::: Source excerpt

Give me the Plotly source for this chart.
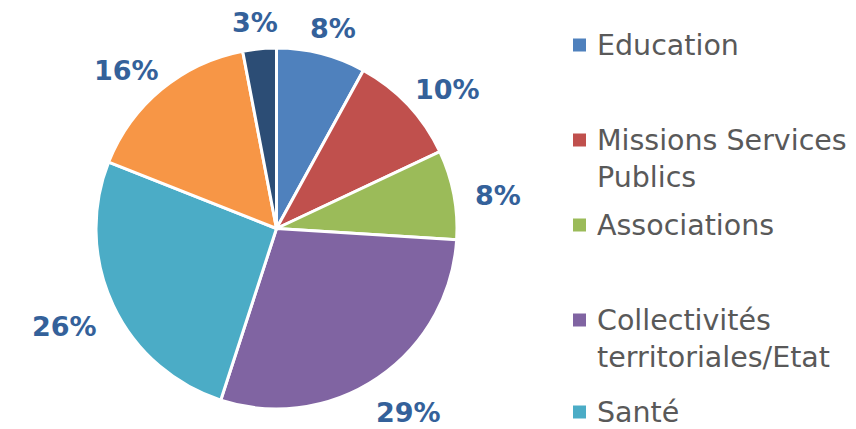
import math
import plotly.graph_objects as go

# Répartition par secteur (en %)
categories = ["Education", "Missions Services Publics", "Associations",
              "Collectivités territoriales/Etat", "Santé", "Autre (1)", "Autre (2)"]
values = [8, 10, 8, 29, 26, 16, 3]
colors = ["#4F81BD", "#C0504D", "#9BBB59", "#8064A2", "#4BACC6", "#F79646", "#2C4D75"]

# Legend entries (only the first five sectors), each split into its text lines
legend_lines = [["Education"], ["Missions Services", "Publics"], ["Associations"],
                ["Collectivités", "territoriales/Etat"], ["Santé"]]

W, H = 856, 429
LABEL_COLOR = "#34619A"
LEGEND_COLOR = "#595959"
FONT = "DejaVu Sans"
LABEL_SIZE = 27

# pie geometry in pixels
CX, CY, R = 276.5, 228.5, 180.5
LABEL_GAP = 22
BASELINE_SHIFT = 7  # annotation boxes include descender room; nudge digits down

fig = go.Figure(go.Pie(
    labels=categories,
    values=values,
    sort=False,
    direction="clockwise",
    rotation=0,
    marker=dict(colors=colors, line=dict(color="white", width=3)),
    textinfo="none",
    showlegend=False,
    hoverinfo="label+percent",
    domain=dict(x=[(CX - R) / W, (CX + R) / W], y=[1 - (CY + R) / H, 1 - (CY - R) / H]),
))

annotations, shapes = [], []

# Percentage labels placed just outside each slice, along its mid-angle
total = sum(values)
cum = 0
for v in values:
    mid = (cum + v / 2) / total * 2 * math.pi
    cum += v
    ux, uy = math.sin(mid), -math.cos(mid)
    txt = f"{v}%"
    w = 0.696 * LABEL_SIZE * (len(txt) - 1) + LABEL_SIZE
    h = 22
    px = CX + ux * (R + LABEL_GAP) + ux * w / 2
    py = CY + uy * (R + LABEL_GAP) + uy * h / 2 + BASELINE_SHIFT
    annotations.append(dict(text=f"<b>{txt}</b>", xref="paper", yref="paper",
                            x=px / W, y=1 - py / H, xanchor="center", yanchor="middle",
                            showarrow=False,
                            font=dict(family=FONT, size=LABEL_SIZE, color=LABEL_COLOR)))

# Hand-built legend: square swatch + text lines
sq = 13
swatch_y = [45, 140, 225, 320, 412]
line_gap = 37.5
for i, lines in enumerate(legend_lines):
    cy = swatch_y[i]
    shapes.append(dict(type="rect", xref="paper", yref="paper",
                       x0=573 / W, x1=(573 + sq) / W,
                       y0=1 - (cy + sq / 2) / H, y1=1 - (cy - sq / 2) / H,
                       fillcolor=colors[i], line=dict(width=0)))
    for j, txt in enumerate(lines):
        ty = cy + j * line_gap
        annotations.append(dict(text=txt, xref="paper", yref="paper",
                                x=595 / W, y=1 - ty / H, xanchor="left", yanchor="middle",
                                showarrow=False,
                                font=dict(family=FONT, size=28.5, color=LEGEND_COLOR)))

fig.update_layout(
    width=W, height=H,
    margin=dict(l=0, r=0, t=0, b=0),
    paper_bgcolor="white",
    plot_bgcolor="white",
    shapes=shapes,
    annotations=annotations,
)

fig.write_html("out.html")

::::::

# Exercise details
Write the full listing out again with every line unchanged, but include no pictures.

# Exercise result
Give me the Plotly source for this chart.
import math
import plotly.graph_objects as go

# Répartition par secteur (en %)
categories = ["Education", "Missions Services Publics", "Associations",
              "Collectivités territoriales/Etat", "Santé", "Autre (1)", "Autre (2)"]
values = [8, 10, 8, 29, 26, 16, 3]
colors = ["#4F81BD", "#C0504D", "#9BBB59", "#8064A2", "#4BACC6", "#F79646", "#2C4D75"]

# Legend entries (only the first five sectors), each split into its text lines
legend_lines = [["Education"], ["Missions Services", "Publics"], ["Associations"],
                ["Collectivités", "territoriales/Etat"], ["Santé"]]

W, H = 856, 429
LABEL_COLOR = "#34619A"
LEGEND_COLOR = "#595959"
FONT = "DejaVu Sans"
LABEL_SIZE = 27

# pie geometry in pixels
CX, CY, R = 276.5, 228.5, 180.5
LABEL_GAP = 22
BASELINE_SHIFT = 7  # annotation boxes include descender room; nudge digits down

fig = go.Figure(go.Pie(
    labels=categories,
    values=values,
    sort=False,
    direction="clockwise",
    rotation=0,
    marker=dict(colors=colors, line=dict(color="white", width=3)),
    textinfo="none",
    showlegend=False,
    hoverinfo="label+percent",
    domain=dict(x=[(CX - R) / W, (CX + R) / W], y=[1 - (CY + R) / H, 1 - (CY - R) / H]),
))

annotations, shapes = [], []

# Percentage labels placed just outside each slice, along its mid-angle
total = sum(values)
cum = 0
for v in values:
    mid = (cum + v / 2) / total * 2 * math.pi
    cum += v
    ux, uy = math.sin(mid), -math.cos(mid)
    txt = f"{v}%"
    w = 0.696 * LABEL_SIZE * (len(txt) - 1) + LABEL_SIZE
    h = 22
    px = CX + ux * (R + LABEL_GAP) + ux * w / 2
    py = CY + uy * (R + LABEL_GAP) + uy * h / 2 + BASELINE_SHIFT
    annotations.append(dict(text=f"<b>{txt}</b>", xref="paper", yref="paper",
                            x=px / W, y=1 - py / H, xanchor="center", yanchor="middle",
                            showarrow=False,
                            font=dict(family=FONT, size=LABEL_SIZE, color=LABEL_COLOR)))

# Hand-built legend: square swatch + text lines
sq = 13
swatch_y = [45, 140, 225, 320, 412]
line_gap = 37.5
for i, lines in enumerate(legend_lines):
    cy = swatch_y[i]
    shapes.append(dict(type="rect", xref="paper", yref="paper",
                       x0=573 / W, x1=(573 + sq) / W,
                       y0=1 - (cy + sq / 2) / H, y1=1 - (cy - sq / 2) / H,
                       fillcolor=colors[i], line=dict(width=0)))
    for j, txt in enumerate(lines):
        ty = cy + j * line_gap
        annotations.append(dict(text=txt, xref="paper", yref="paper",
                                x=595 / W, y=1 - ty / H, xanchor="left", yanchor="middle",
                                showarrow=False,
                                font=dict(family=FONT, size=28.5, color=LEGEND_COLOR)))

fig.update_layout(
    width=W, height=H,
    margin=dict(l=0, r=0, t=0, b=0),
    paper_bgcolor="white",
    plot_bgcolor="white",
    shapes=shapes,
    annotations=annotations,
)

fig.write_html("out.html")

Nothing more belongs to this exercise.